New Delhi, December 5: Springing a surprise, the Reserve Bank of India (RBI) on Thursday decided to keep its key policy rate unchanged at 5.5 per cent amid the slowing economy against all expectations.

However, the central bank maintained its "accommodative" stance keeping room for future rate cuts.

Meanwhile, the RBI cut India's GDP growth rate forecast to five per cent down from 6.1 per cent that it had estimated in its last bimonthly meet. This comes after India's second quarter GDP growth rate slowed down to 4.5 per cent after delivering a five per cent growth rate in the first quarter.

With most analysts expecting a 25 basis points (bps) rate cut in the fifth bi-monthly Monetary Policy Committee meeting, the RBI Governor Shaktikanta Das said the timing of the rate cut was just as important and there was a need to allow time for those measures to play out which have already been taken.
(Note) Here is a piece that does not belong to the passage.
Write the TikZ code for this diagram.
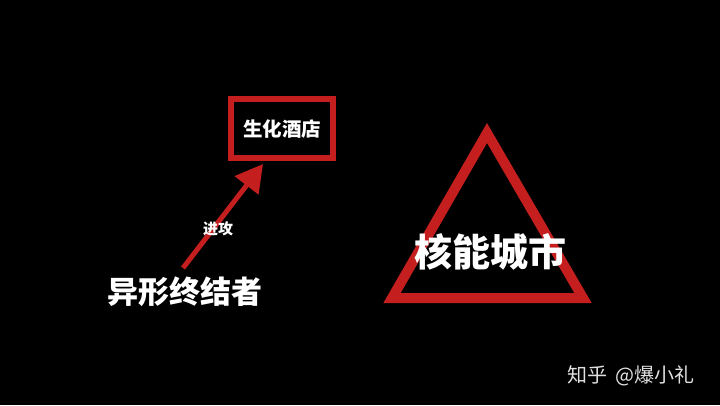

It must be noted that the RBI has so far cut the repo rate by 135 points in 2019 over its last five MPC meetings.

Surprised by the move to keep policy rates unchanged, Anuj Puri, Chairman, Anarock Property Consultants, said the expected rate cut of 25 bps would have caused home loan values to fall below eight per cent for the first time ever.

"However, it is also true that another rate cut alone would have been insufficient to stir housing sales significantly across budget categories. The previous rate cuts throughout 2019 had almost no perceptible impact on residential sales," he said.

Puri added that in the present scenario, only the combined effect of lower interest rates coupled with other measures, such as a cut in personal taxes, can actually stimulate residential sales out of their current lethargy.

Mustafa Nadeeem, CEO, Epic Research, said there was a need for credit growth to pick up and that despite the 135 bps cut in policy repo rate since February 2019, the transmission in the credit market had been sluggish, while there has been partial transmission in government securities of G-Secs.

"We need to see transmission happening in lending rates across the market. The Union Budget is two months away so we believe we can see certain measures post-Budget," he said.